--- Exercise description ---
Leave out all pictures. Return exactly the lines from the top of the material through the line containing "const ctdCnv = [0.719, 0.763, 0.748, 0.756];".

--- Data shown ---
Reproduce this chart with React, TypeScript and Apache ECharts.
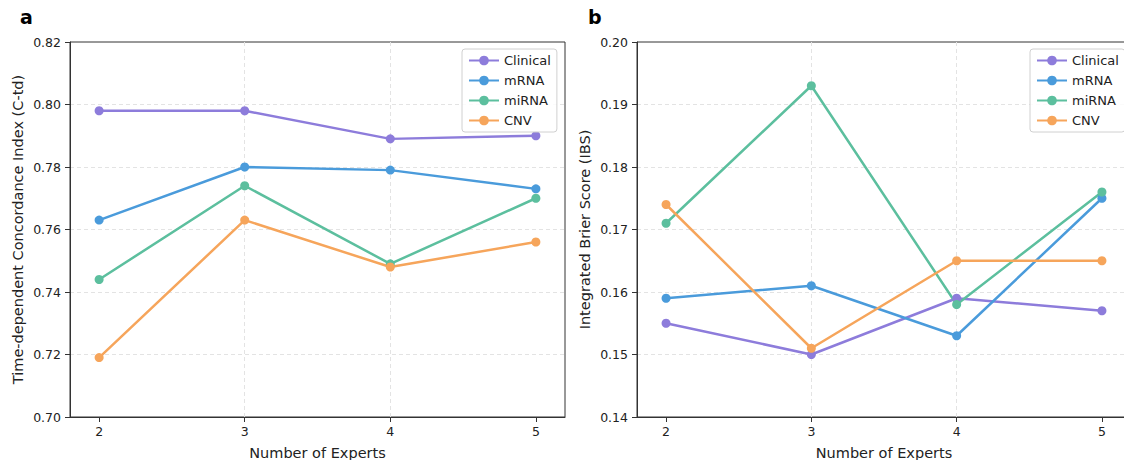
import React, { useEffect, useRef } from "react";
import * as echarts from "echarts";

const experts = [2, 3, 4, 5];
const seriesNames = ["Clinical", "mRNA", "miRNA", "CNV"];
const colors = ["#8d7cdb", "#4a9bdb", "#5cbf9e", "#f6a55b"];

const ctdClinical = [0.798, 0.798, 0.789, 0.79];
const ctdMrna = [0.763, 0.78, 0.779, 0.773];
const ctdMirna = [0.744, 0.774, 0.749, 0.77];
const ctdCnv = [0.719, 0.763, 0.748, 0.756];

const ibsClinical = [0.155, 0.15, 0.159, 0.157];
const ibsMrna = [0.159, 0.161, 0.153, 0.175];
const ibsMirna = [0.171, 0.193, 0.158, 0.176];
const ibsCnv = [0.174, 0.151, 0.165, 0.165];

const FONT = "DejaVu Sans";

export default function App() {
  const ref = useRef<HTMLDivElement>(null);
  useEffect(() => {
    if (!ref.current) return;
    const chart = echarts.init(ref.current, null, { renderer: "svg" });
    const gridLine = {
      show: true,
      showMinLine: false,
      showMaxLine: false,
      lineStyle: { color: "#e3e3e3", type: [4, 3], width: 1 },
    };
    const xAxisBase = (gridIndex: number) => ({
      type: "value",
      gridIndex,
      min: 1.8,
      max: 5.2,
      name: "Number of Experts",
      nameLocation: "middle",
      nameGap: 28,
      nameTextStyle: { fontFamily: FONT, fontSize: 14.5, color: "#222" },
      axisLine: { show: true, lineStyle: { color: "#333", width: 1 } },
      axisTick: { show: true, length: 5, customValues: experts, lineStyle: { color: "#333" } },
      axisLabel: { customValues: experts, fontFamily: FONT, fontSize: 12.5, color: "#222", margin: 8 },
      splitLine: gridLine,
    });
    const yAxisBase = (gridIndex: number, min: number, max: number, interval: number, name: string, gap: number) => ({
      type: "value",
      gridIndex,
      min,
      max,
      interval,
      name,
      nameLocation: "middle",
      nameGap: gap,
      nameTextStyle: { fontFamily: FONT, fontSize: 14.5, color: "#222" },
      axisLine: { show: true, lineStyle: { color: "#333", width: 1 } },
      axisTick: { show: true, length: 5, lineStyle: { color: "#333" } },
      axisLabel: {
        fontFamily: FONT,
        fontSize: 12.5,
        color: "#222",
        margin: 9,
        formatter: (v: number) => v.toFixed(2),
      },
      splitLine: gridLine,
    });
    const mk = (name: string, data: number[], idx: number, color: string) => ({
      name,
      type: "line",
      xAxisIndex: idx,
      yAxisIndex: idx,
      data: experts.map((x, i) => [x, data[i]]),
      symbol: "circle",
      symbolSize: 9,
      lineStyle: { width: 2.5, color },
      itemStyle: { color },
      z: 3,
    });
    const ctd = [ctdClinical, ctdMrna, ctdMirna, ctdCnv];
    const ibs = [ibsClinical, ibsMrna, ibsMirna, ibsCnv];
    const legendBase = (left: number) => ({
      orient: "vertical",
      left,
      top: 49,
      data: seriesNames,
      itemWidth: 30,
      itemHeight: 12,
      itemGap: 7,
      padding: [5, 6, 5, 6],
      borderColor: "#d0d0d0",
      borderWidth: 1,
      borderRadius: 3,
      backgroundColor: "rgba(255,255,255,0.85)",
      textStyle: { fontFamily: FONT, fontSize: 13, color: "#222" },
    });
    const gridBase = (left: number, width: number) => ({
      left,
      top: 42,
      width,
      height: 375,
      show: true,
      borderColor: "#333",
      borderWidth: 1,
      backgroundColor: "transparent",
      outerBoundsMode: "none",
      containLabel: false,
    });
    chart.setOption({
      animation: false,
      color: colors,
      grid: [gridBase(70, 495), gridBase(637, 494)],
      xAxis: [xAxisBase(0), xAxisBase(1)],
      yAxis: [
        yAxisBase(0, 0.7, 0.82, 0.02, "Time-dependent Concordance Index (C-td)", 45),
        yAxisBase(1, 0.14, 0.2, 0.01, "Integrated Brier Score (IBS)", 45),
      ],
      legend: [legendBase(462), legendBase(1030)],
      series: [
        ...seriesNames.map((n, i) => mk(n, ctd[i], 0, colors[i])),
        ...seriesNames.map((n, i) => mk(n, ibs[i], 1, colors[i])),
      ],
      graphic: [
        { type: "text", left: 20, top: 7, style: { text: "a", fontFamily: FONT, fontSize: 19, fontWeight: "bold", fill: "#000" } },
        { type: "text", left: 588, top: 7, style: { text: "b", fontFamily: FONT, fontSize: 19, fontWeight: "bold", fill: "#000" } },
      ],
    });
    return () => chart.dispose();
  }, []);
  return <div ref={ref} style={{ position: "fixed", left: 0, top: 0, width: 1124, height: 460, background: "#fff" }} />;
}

--- Reply ---
Reproduce this chart with React, TypeScript and Apache ECharts.
import React, { useEffect, useRef } from "react";
import * as echarts from "echarts";

const experts = [2, 3, 4, 5];
const seriesNames = ["Clinical", "mRNA", "miRNA", "CNV"];
const colors = ["#8d7cdb", "#4a9bdb", "#5cbf9e", "#f6a55b"];

const ctdClinical = [0.798, 0.798, 0.789, 0.79];
const ctdMrna = [0.763, 0.78, 0.779, 0.773];
const ctdMirna = [0.744, 0.774, 0.749, 0.77];
const ctdCnv = [0.719, 0.763, 0.748, 0.756];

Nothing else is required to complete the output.